→ **Dataset rows**:
--- start ---

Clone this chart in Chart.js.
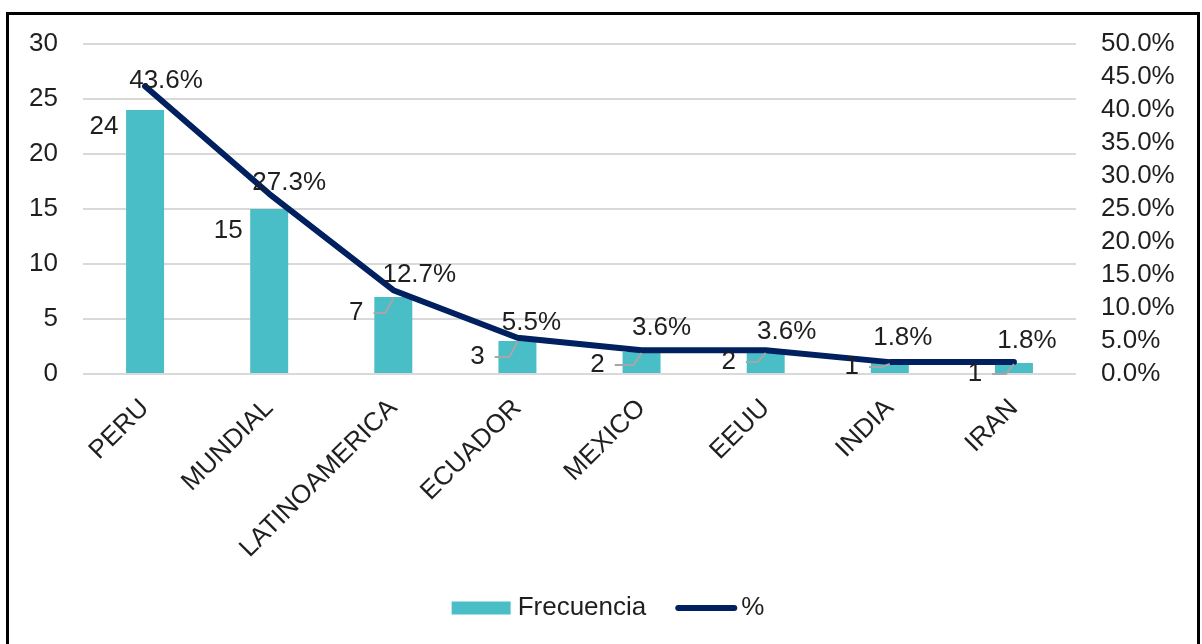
<!DOCTYPE html>
<html>
<head>
<meta charset="utf-8">
<script src="https://cdn.jsdelivr.net/npm/chart.js@4.4.1/dist/chart.umd.min.js"></script>
<style>
  html, body { margin: 0; padding: 0; background: #ffffff; overflow: hidden; }
  #wrap { position: relative; width: 1202px; height: 644px; }
  #frame { position: absolute; left: 6px; top: 12px; width: 1194px; height: 700px;
           box-sizing: border-box; border: 3px solid #000000; }
  #c { position: absolute; left: 0; top: 0; }
</style>
</head>
<body>
<div id="wrap">
  <div id="frame"></div>
  <canvas id="c" width="1202" height="644"></canvas>
</div>
<script>
// Categories and series
const categories = ['PERU', 'MUNDIAL', 'LATINOAMERICA', 'ECUADOR', 'MEXICO', 'EEUU', 'INDIA', 'IRAN'];
const frecuencia = [24, 15, 7, 3, 2, 2, 1, 1];
const porcentaje = [43.6, 27.3, 12.7, 5.5, 3.6, 3.6, 1.8, 1.8];

// Axis ranges
const countAxis = { min: 0, max: 30, step: 5 };
const pctAxis = { min: 0, max: 50, step: 5 };

// Styling
const TEXT = '#1f1f1f';
const FONT_FAMILY = '"Liberation Sans", Arial, Helvetica, sans-serif';
const FONT_SIZE = 26;
const BAR_COLOR = '#4ABEC6';
const LINE_COLOR = '#002060';
const GRID_COLOR = '#D9D9D9';
const LEADER_COLOR = '#A6A6A6';

// Data label placement (offsets from the mark's anchor, in px)
const pctLabelOffsets = [[21, -5], [20, -11], [26, -15], [14, -15], [20, -22], [21, -18], [13, -24], [13, -21]];
const countLabelOffsets = [[-41, 17], [-41, 22], [-37, 16], [-40, 16], [-44, 13], [-37, 10], [-38, 4], [-39, 11]];
const countLeader = [false, false, true, true, true, true, true, true];

const font = (size) => size + 'px ' + FONT_FAMILY;

const dataLabels = {
  id: 'dataLabels',
  afterDatasetsDraw(chart) {
    const ctx = chart.ctx;
    ctx.save();
    ctx.font = font(FONT_SIZE);
    ctx.fillStyle = TEXT;
    ctx.textAlign = 'center';
    ctx.textBaseline = 'middle';

    // counts beside the bars, with leader lines where moved away
    const barMeta = chart.getDatasetMeta(1);
    barMeta.data.forEach((bar, i) => {
      const [dx, dy] = countLabelOffsets[i];
      const txt = String(frecuencia[i]);
      const lx = bar.x + dx, ly = bar.y + dy;
      ctx.fillText(txt, lx, ly);
      if (countLeader[i]) {
        const w = ctx.measureText(txt).width;
        ctx.save();
        ctx.strokeStyle = LEADER_COLOR;
        ctx.lineWidth = 2;
        ctx.beginPath();
        ctx.moveTo(lx + w / 2 + 10, ly);
        ctx.lineTo(bar.x - 8, ly);
        ctx.lineTo(bar.x, bar.y + 1);
        ctx.stroke();
        ctx.restore();
      }
    });

    // percentages above the line
    const lineMeta = chart.getDatasetMeta(0);
    lineMeta.data.forEach((pt, i) => {
      const [dx, dy] = pctLabelOffsets[i];
      ctx.fillText(porcentaje[i].toFixed(1) + '%', pt.x + dx, pt.y + dy);
    });
    ctx.restore();
  }
};

const bottomLegend = {
  id: 'bottomLegend',
  afterDraw(chart) {
    const ctx = chart.ctx;
    ctx.save();
    ctx.font = font(FONT_SIZE);
    ctx.fillStyle = TEXT;
    ctx.textBaseline = 'middle';
    ctx.textAlign = 'left';
    const y = 608;
    const barLabel = chart.data.datasets[1].label;
    const lineLabel = chart.data.datasets[0].label;
    const swatchW = 59, swatchH = 13, gap1 = 7, gap2 = 29, lineW = 62, gap3 = 4;
    const w1 = ctx.measureText(barLabel).width;
    const w2 = ctx.measureText(lineLabel).width;
    const total = swatchW + gap1 + w1 + gap2 + lineW + gap3 + w2;
    let x = chart.width / 2 + 7 - total / 2;
    ctx.fillStyle = BAR_COLOR;
    ctx.fillRect(x, y - swatchH / 2, swatchW, swatchH);
    x += swatchW + gap1;
    ctx.fillStyle = TEXT;
    ctx.fillText(barLabel, x, y);
    x += w1 + gap2;
    ctx.strokeStyle = LINE_COLOR;
    ctx.lineWidth = 6;
    ctx.lineCap = 'round';
    ctx.beginPath();
    ctx.moveTo(x + 3, y);
    ctx.lineTo(x + lineW - 3, y);
    ctx.stroke();
    x += lineW + gap3;
    ctx.fillText(lineLabel, x, y);
    ctx.restore();
  }
};

new Chart(document.getElementById('c'), {
  type: 'bar',
  data: {
    labels: categories,
    datasets: [
      {
        type: 'line',
        label: '%',
        data: porcentaje,
        yAxisID: 'yPct',
        borderColor: LINE_COLOR,
        backgroundColor: LINE_COLOR,
        borderWidth: 6,
        pointRadius: 0,
        tension: 0,
        borderCapStyle: 'round',
        borderJoinStyle: 'round',
        order: 0
      },
      {
        type: 'bar',
        label: 'Frecuencia',
        data: frecuencia,
        yAxisID: 'yCount',
        backgroundColor: BAR_COLOR,
        barPercentage: 0.306,
        categoryPercentage: 1,
        order: 1
      }
    ]
  },
  options: {
    responsive: false,
    animation: false,
    layout: { padding: { top: 44, left: 0, right: 0, bottom: 0 } },
    plugins: { legend: { display: false }, tooltip: { enabled: false } },
    scales: {
      x: {
        grid: { display: false },
        border: { display: false },
        ticks: {
          autoSkip: false, minRotation: 45, maxRotation: 45, padding: 11,
          color: TEXT, font: { family: FONT_FAMILY, size: FONT_SIZE }
        },
        afterFit(s) { s.height = 270; }
      },
      yCount: {
        position: 'left',
        min: countAxis.min, max: countAxis.max,
        ticks: { stepSize: countAxis.step, autoSkip: false, padding: 25, color: TEXT, font: { family: FONT_FAMILY, size: FONT_SIZE } },
        grid: { color: GRID_COLOR, lineWidth: 2, drawTicks: false },
        border: { display: false },
        afterFit(s) { s.width = 83; }
      },
      yPct: {
        position: 'right',
        min: pctAxis.min, max: pctAxis.max,
        ticks: {
          stepSize: pctAxis.step, autoSkip: false, padding: 25, color: TEXT,
          font: { family: FONT_FAMILY, size: FONT_SIZE },
          callback: (v) => Number(v).toFixed(1) + '%'
        },
        grid: { display: false, drawTicks: false },
        border: { display: false },
        afterFit(s) { s.width = 126; }
      }
    }
  },
  plugins: [dataLabels, bottomLegend]
});
</script>
</body>
</html>
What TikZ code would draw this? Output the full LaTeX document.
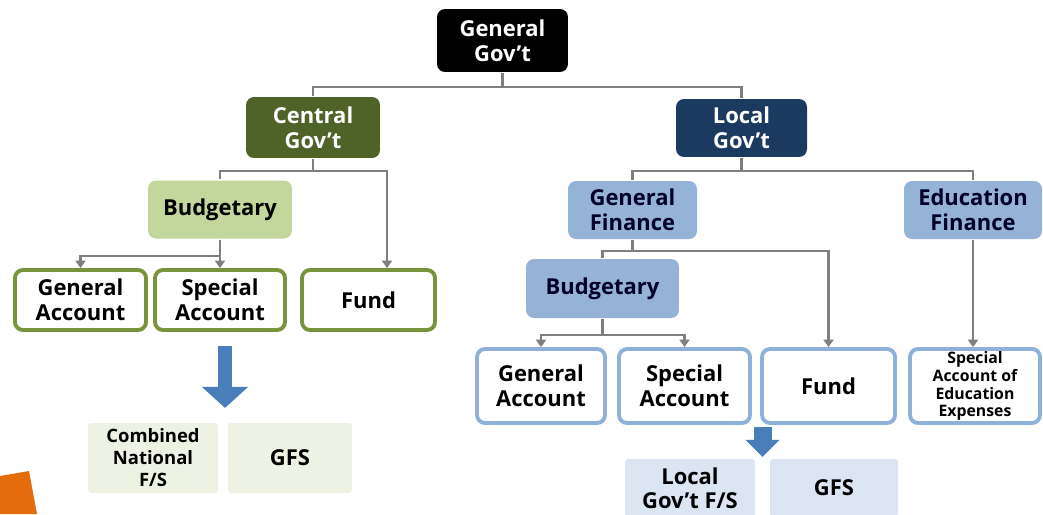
\documentclass[tikz,border=0pt]{standalone}
\usepackage{fontspec}
\setmainfont{Open Sans}
\usetikzlibrary{arrows.meta}

\definecolor{cgreen}{HTML}{4F6228}
\definecolor{lightgreen}{HTML}{C3D69B}
\definecolor{rimgreen}{HTML}{77933C}
\definecolor{palegreen}{HTML}{EDF2E2}
\definecolor{lnavy}{HTML}{1B3A5F}
\definecolor{lblue}{HTML}{95B3D7}
\definecolor{rimblue}{HTML}{8EB1DA}
\definecolor{paleblue}{HTML}{DCE6F2}
\definecolor{linegray}{HTML}{7F7F7F}
\definecolor{arrowblue}{HTML}{4A7EBB}
\definecolor{noteorange}{HTML}{E46C0A}

\begin{document}
\begin{tikzpicture}[x = 0.02cm, y = -0.02cm, % one unit = one pixel
                > = {Triangle[width = 0.2cm, length = 0.15cm]}, % arrow head style
                line width = 1.4pt % line style
            ]

            \tikzstyle{every node}=[rounded corners = 0.16cm, align = center,
            inner sep = 1pt, font = \bfseries\fontsize{12.5}{14.5}\selectfont]
            \tikzstyle{gov}=[text = white, minimum width = 2.68cm, minimum height = 1.22cm]
            \tikzstyle{part}=[text = black, minimum height = 1.16cm]
            \tikzstyle{acc}=[draw, fill = white, line width = 2.2pt, minimum height = 1.2cm]
            \tikzstyle{fs}=[rounded corners = 0.06cm, minimum height = 1.4cm]
            \tikzstyle{link}=[draw = linegray]

            \useasboundingbox[fill = white] (0,0) rectangle (1043,514);

            % top levels
            \node[gov, fill = black, minimum width = 2.62cm, minimum height = 1.26cm] (gg)
            at (502.5,40.5) {General\\Gov’t};
            \node[gov, fill = cgreen] (cg) at (313,127.5) {Central\\Gov’t};
            \node[gov, fill = lnavy, minimum width = 2.62cm, minimum height = 1.16cm] (lg)
            at (741.5,128) {Local\\Gov’t};

            % central side
            \node[part, fill = lightgreen, minimum width = 2.88cm] (cbud) at (220,209.5) {Budgetary};
            \node[acc, draw = rimgreen, minimum width = 2.62cm] (cga) at (80.5,300) {General\\Account};
            \node[acc, draw = rimgreen, minimum width = 2.6cm] (csa) at (220,300) {Special\\Account};
            \node[acc, draw = rimgreen, minimum width = 2.66cm] (cfund) at (368.5,300) {Fund};
            \node[fs, fill = palegreen, minimum width = 2.6cm,
            font = \bfseries\fontsize{10.5}{12.5}\selectfont] (cfs) at (153,458) {Combined\\National\\F/S};
            \node[fs, fill = palegreen, minimum width = 2.48cm] (cgfs) at (290,458) {GFS};

            % local side
            \node[part, fill = lblue, text = black!85!blue, minimum width = 2.58cm] (lgf)
            at (632.5,210) {General\\Finance};
            \node[part, fill = lblue, text = black!85!blue, minimum width = 2.76cm] (lef)
            at (973,210) {Education\\Finance};
            \node[part, fill = lblue, text = black!85!blue, minimum width = 3.06cm,
            minimum height = 1.18cm] (lbud) at (602.5,288.5) {Budgetary};
            \node[acc, draw = rimblue, minimum width = 2.56cm, minimum height = 1.48cm] (lga)
            at (541,386) {General\\Account};
            \node[acc, draw = rimblue, minimum width = 2.62cm, minimum height = 1.48cm] (lsa)
            at (684.5,386) {Special\\Account};
            \node[acc, draw = rimblue, minimum width = 2.66cm, minimum height = 1.48cm] (lfund)
            at (828.5,386) {Fund};
            \node[acc, draw = rimblue, minimum width = 2.6cm, minimum height = 1.48cm,
            font = \bfseries\fontsize{9}{10.2}\selectfont] (lsaee)
            at (975,386) {Special\\Account of\\Education\\Expenses};
            \node[fs, fill = paleblue, minimum width = 2.6cm, minimum height = 1.16cm,
            font = \bfseries\fontsize{12.5}{13.5}\selectfont] (lfs)
            at (690,488) {Local\\Gov’t F/S};
            \node[fs, fill = paleblue, minimum width = 2.56cm, minimum height = 1.16cm] (lgfs)
            at (834,488) {GFS};

            % corner of a note
            \fill[noteorange] (0,476) -- (29,471) -- (37,514) -- (0,514) -- cycle;

            \draw[link] (gg.south) -- ++(0,14) -| (cg.north);
            \draw[link] (gg.south) -- ++(0,14) -| (lg.north);
            \draw[link] (cg.south) -- ++(0,12) -| (cbud.north);
            \draw[link, ->] (cg.south) -- ++(0,12) -| ([xshift = 0.37cm]cfund.north);
            \draw[link, ->] (cbud.south) -- ++(0,16) -| (cga.north);
            \draw[link, ->] (cbud.south) -- ++(0,16) -| (csa.north);
            \draw[link] (lg.south) -- ++(0,13) -| (lgf.north);
            \draw[link] (lg.south) -- ++(0,13) -| (lef.north);
            \draw[link] (lgf.south) -- ++(0,11) -| (lbud.north);
            \draw[link, ->] (lgf.south) -- ++(0,11) -| (lfund.north);
            \draw[link, ->] (lbud.south) -- ++(0,15.5) -| (lga.north);
            \draw[link, ->] (lbud.south) -- ++(0,15.5) -| (lsa.north);
            \draw[link, ->] (lef.south) -- (lef.south |- lsaee.north);

            % big arrows
            \draw[arrowblue, line width = 0.28cm, -{Triangle[width = 0.9cm, length = 0.42cm]}]
            (csa.south) ++(5,14) -- ++(0,62);
            \draw[arrowblue, line width = 0.36cm, -{Triangle[width = 0.66cm, length = 0.34cm]}]
            (lsa.south) ++(78,2) -- ++(0,30);

        \end{tikzpicture}
\end{document}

--- end ---

→ **What is expected**:
Gather from the entries above all lines that include the string "this".

→ **Result**:
Clone this chart in Chart.js.
What TikZ code would draw this? Output the full LaTeX document.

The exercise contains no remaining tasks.